OP Residence #1066  

Posted: November 19th, 2013 2:59 PM

Sorry, meant "without" dedicated parking spots.

OP Residence #1066  

Posted: November 19th, 2013 2:58 PM

Parking challenges for condos with dedicated spots are reflected in the condo purchase price, so I don't think you can really say that the ban is unfair to condo owners.

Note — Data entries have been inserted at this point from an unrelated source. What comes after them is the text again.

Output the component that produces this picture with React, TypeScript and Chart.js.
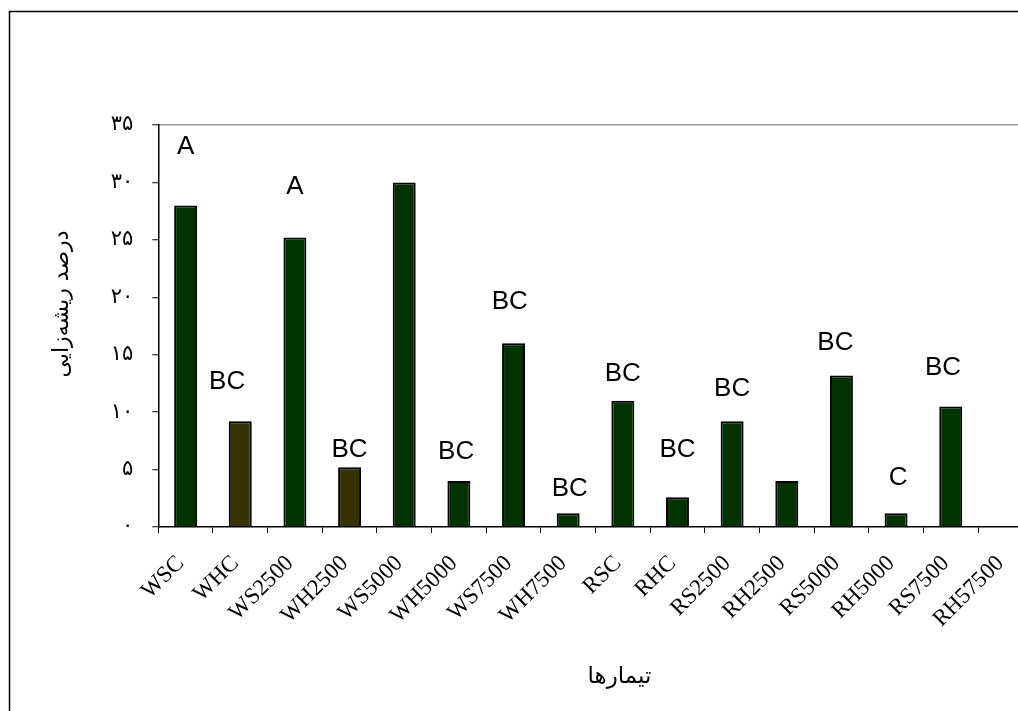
import React, { useEffect, useRef } from 'react';
import { Chart, registerables } from 'chart.js';

Chart.register(...registerables);

const categories = ['WSC', 'WHC', 'WS2500', 'WH2500', 'WS5000', 'WH5000', 'WS7500', 'WH7500', 'RSC', 'RHC', 'RS2500', 'RH2500', 'RS5000', 'RH5000', 'RS7500', 'RH57500'];
const rootingPercent = [28.0, 9.2, 25.2, 5.2, 30.0, 4.0, 16.0, 1.2, 11.0, 2.6, 9.2, 4.0, 13.2, 1.2, 10.5, 0];
const groupLetters = ['A', 'BC', 'A', 'BC', '', 'BC', 'BC', 'BC', 'BC', 'BC', 'BC', '', 'BC', 'C', 'BC', ''];
const letterLevels = [33.1, 12.65, 29.6, 6.7, 0, 6.55, 19.6, 3.28, 13.3, 6.7, 12.06, 0, 16.0, 4.24, 13.9, 0];
const letterShift = [0, -0.24, 0, 0, 0, -0.05, -0.07, 0.03, 0, 0, 0, 0, -0.11, 0.04, -0.14, 0];
const barKinds = ['g', 'b', 'g', 'b', 'g', 'g', 'g', 'g', 'g', 'g', 'g', 'g', 'g', 'g', 'g', 'g'];
const yTickValues = [0, 5, 10, 15, 20, 25, 30, 35];
const yTitle = 'درصد ریشه‌زایی';
const xTitle = 'تیمارها';

const GREEN = '#003300';
const BROWN = '#333300';

const toPersian = (n: number | string) =>
  String(n).replace(/\d/g, (d) => '۰۱۲۳۴۵۶۷۸۹'[Number(d)]);

const CANVAS_W = 1050;
const CANVAS_H = 711;

const decorPlugin = {
  id: 'decor',
  afterDraw(chart: any) {
    const { ctx, chartArea, scales } = chart;
    const xs = scales.x;
    const ys = scales.y;
    ctx.save();
    // outer frame
    ctx.strokeStyle = '#000';
    ctx.lineWidth = 1.5;
    ctx.strokeRect(9.5, 11.5, 3000, 3000);
    // group letters
    ctx.fillStyle = '#000';
    ctx.font = '26px "Liberation Sans", Arial, sans-serif';
    ctx.textAlign = 'center';
    ctx.textBaseline = 'middle';
    groupLetters.forEach((t, i) => {
      if (!t) return;
      const px = xs.getPixelForValue(i + letterShift[i]);
      const py = ys.getPixelForValue(letterLevels[i]);
      ctx.fillText(t, px, py);
    });
    // axis titles
    ctx.font = '22px "DejaVu Sans", sans-serif';
    ctx.save();
    ctx.translate(62, (chartArea.top + chartArea.bottom) / 2 - 22);
    ctx.rotate(-Math.PI / 2);
    ctx.fillText(yTitle, 0, 0);
    ctx.restore();
    ctx.font = '23px "DejaVu Sans", sans-serif';
    ctx.fillText(xTitle, (chartArea.left + chartArea.right) / 2 + 24, 677);
    ctx.restore();
  },
};

export default function App() {
  const ref = useRef<HTMLCanvasElement | null>(null);

  useEffect(() => {
    if (!ref.current) return;
    const chart = new Chart(ref.current, {
      type: 'bar',
      data: {
        labels: categories,
        datasets: [
          {
            data: rootingPercent,
            backgroundColor: barKinds.map((k) => (k === 'b' ? BROWN : GREEN)),
            borderColor: '#000',
            borderWidth: 2,
            categoryPercentage: 1,
            barPercentage: 0.42,
          },
        ],
      },
      options: {
        animation: false,
        responsive: false,
        devicePixelRatio: 1,
        layout: { padding: { top: 125, right: CANVAS_W - 1032.7, left: 0, bottom: 0 } },
        plugins: {
          legend: { display: false },
          tooltip: { enabled: false },
        },
        scales: {
          x: {
            offset: true,
            grid: {
              display: true,
              drawOnChartArea: false,
              offset: true,
              tickColor: '#000',
              tickLength: 6,
              tickWidth: 1,
            },
            border: { display: true, color: '#000', width: 1.5 },
            ticks: {
              color: '#000',
              autoSkip: false,
              maxRotation: 45,
              minRotation: 45,
              padding: 17,
              labelOffset: -5,
              font: { family: '"Liberation Serif", "Times New Roman", serif', size: 23 },
            },
            afterFit: (s: any) => {
              s.height = CANVAS_H - 527;
            },
          },
          y: {
            min: 0,
            max: 35,
            afterBuildTicks: (s: any) => {
              s.ticks = yTickValues.map((v) => ({ value: v }));
            },
            grid: {
              color: (c: any) => (c.tick && c.tick.value === 35 ? '#9a9a9a' : 'rgba(0,0,0,0)'),
              lineWidth: 1.5,
              tickColor: '#000',
              tickLength: 6,
              tickWidth: 1,
            },
            border: { display: true, color: '#000', width: 1.5 },
            ticks: {
              color: '#000',
              padding: 19,
              font: { family: '"DejaVu Sans", sans-serif', size: 21 },
              callback: (v: any) => toPersian(v),
            },
            afterFit: (s: any) => {
              s.width = 158.3;
            },
          },
        },
      },
      plugins: [decorPlugin],
    });
    return () => chart.destroy();
  }, []);

  return (
    <div style={{ position: 'fixed', left: 0, top: 0, width: '100vw', height: '100vh', overflow: 'hidden', background: '#fff' }}>
      <canvas ref={ref} width={CANVAS_W} height={CANVAS_H} style={{ display: 'block', width: CANVAS_W, height: CANVAS_H }} />
    </div>
  );
}
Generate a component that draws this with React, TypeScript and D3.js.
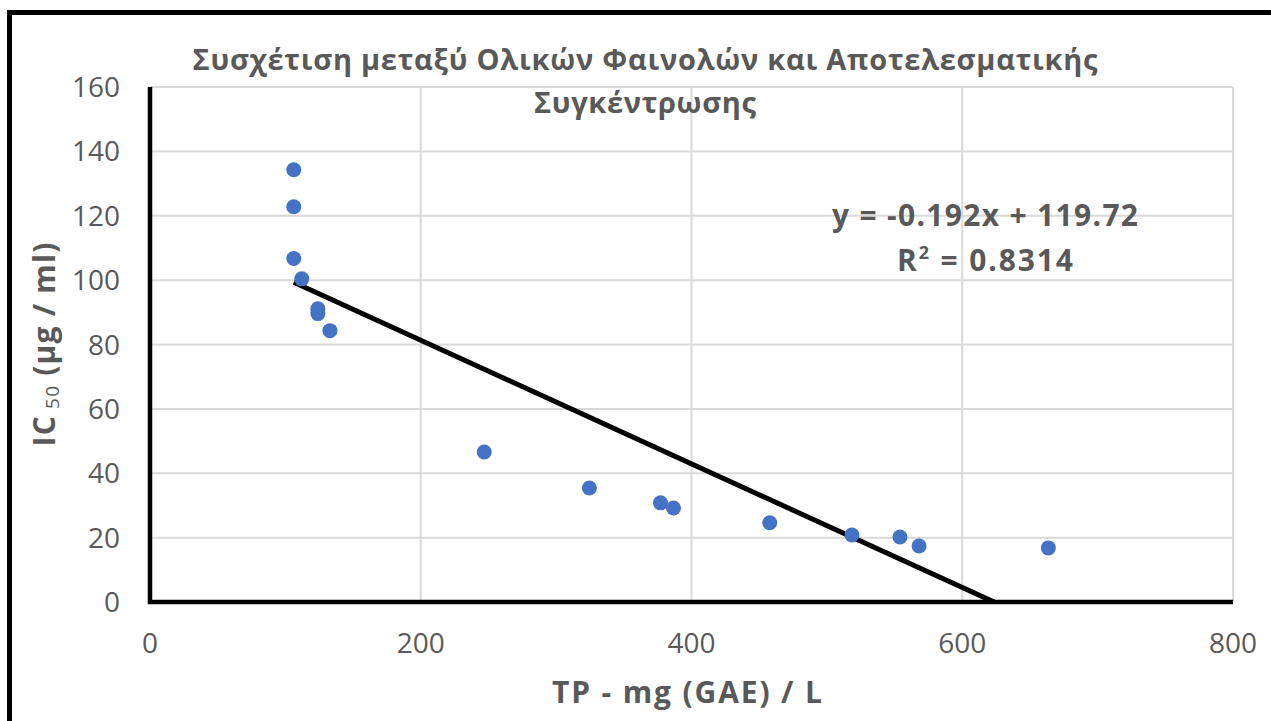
import React from "react";
import * as d3 from "d3";

const tpValues = [106.2, 106.2, 106.2, 112.1, 124.0, 124.0, 132.9, 246.9, 324.6, 377.1, 386.7, 457.8, 518.5, 554.0, 568.1, 663.6];
const ic50Values = [134.3, 122.8, 106.7, 100.4, 91.1, 89.6, 84.3, 46.6, 35.4, 30.8, 29.2, 24.6, 20.8, 20.2, 17.4, 16.8];
const xTicks = [0, 200, 400, 600, 800];
const yTicks = [0, 20, 40, 60, 80, 100, 120, 140, 160];
const trendSlope = -0.192;
const trendIntercept = 119.72;
const titleLines = ["Συσχέτιση μεταξύ Ολικών Φαινολών και Αποτελεσματικής", "Συγκέντρωσης"];
const xTitle = "TP - mg (GAE) / L";
const equationText = "y = -0.192x + 119.72";
const r2Value = "0.8314";

const W = 1271;
const H = 721;
const FONT = "'Open Sans', 'Noto Sans', sans-serif";
const GRAY = "#595959";

export default function App() {
  const x = d3.scaleLinear().domain([0, 800]).range([150, 1233]);
  const y = d3.scaleLinear().domain([0, 160]).range([602, 87]);
  const pts = tpValues.map((v, i) => [v, ic50Values[i]] as [number, number]);
  const xMin = d3.min(tpValues) as number;
  const xMax = d3.max(tpValues) as number;
  const trend = d3
    .line<number>()
    .x((d) => x(d))
    .y((d) => y(trendSlope * d + trendIntercept));
  const trendPath = trend([xMin, xMax]) || "";

  return (
    <svg
      width={W}
      height={H}
      style={{ position: "absolute", left: 0, top: 0, display: "block", background: "#fff" }}
    >
      <defs>
        <clipPath id="plotClip">
          <rect x={x(0)} y={y(160)} width={x(800) - x(0)} height={y(0) - y(160)} />
        </clipPath>
      </defs>
      <rect x={0} y={0} width={W} height={H} fill="#fff" />
      {/* outer frame */}
      <rect x={9.5} y={12.5} width={W + 20} height={H + 20} fill="none" stroke="#000" strokeWidth={5} />

      {/* gridlines */}
      {yTicks.filter((t) => t > 0).map((t) => (
        <line key={"gy" + t} x1={x(0)} x2={x(800)} y1={y(t)} y2={y(t)} stroke="#d9d9d9" strokeWidth={2} />
      ))}
      {xTicks.filter((t) => t > 0).map((t) => (
        <line key={"gx" + t} x1={x(t)} x2={x(t)} y1={y(160)} y2={y(0)} stroke="#d9d9d9" strokeWidth={2} />
      ))}

      {/* axes */}
      <line x1={x(0)} x2={x(0)} y1={y(160)} y2={y(0) + 2} stroke="#000" strokeWidth={4.5} />
      <line x1={x(0) - 2} x2={x(800)} y1={y(0)} y2={y(0)} stroke="#000" strokeWidth={4.5} />

      {/* tick labels */}
      {yTicks.map((t) => (
        <text key={"ty" + t} x={120} y={y(t)} dy="0.36em" textAnchor="end" fontFamily={FONT} fontSize={28} fill={GRAY}>
          {t}
        </text>
      ))}
      {xTicks.map((t) => (
        <text key={"tx" + t} x={x(t)} y={653} textAnchor="middle" fontFamily={FONT} fontSize={28} fill={GRAY}>
          {t}
        </text>
      ))}

      {/* trendline */}
      <path d={trendPath} stroke="#000" strokeWidth={5} fill="none" clipPath="url(#plotClip)" />

      {/* points */}
      {pts.map((p, i) => (
        <circle key={"p" + i} cx={x(p[0])} cy={y(p[1])} r={7.5} fill="#4472C4" />
      ))}

      {/* title */}
      <text x={645} y={70} textAnchor="middle" fontFamily={FONT} fontWeight="bold" fontSize={29} fill={GRAY} textLength={905}>
        {titleLines[0]}
      </text>
      <text x={645} y={113} textAnchor="middle" fontFamily={FONT} fontWeight="bold" fontSize={29} fill={GRAY} textLength={222}>
        {titleLines[1]}
      </text>

      {/* equation */}
      <text x={985} y={226} textAnchor="middle" fontFamily={FONT} fontWeight="bold" fontSize={30} fill={GRAY} textLength={306}>
        {equationText}
      </text>
      <text x={985} y={271} textAnchor="middle" fontFamily={FONT} fontWeight="bold" fontSize={30} fill={GRAY} textLength={176}>
        R<tspan fontSize={18} dy={-12}>2</tspan><tspan dy={12}> = {r2Value}</tspan>
      </text>

      {/* axis titles */}
      <text x={687} y={703} textAnchor="middle" fontFamily={FONT} fontWeight="bold" fontSize={30} fill={GRAY} textLength={270}>
        {xTitle}
      </text>
      <text
        transform={`translate(55, ${(y(0) + y(160)) / 2}) rotate(-90)`}
        textAnchor="middle"
        fontFamily={FONT}
        fontWeight="bold"
        fontSize={30}
        fill={GRAY}
        textLength={204}
      >
        IC<tspan fontSize={19} fontWeight="normal" dy={4}> 50</tspan><tspan dy={-4}> (μg / ml)</tspan>
      </text>
    </svg>
  );
}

Posted: November 19th, 2013 1:55 PM

I always hear the "five cars" argument. It's not hard to restrict the number per household. The main problem is that the system is discriminatory in favor of house owners, who are given a public asset, the street, for themselves. Condo owners pay the same taxes and are confined to little strips for which they must pay. Places like the block of Euclid north of Lake are completely given, 24 hours, to house owners, who already have driveways and garages.

Christos from Oak Park  

Posted: November 19th, 2013 1:42 PM

I have lived in Elmwood Park and Oak Park(now). Elmwood Park was and is with cars everywhere. I support the ban. It keeps people from having 3, 4, or 5 cars hogging up the streets, making it difficult to drive at night, park, clear snow, clear leaves, etc. We live across the street from an apartment building, and it is difficult to park my car in front of my house to drop stuff off fast. imagine that ALL over Oak Park.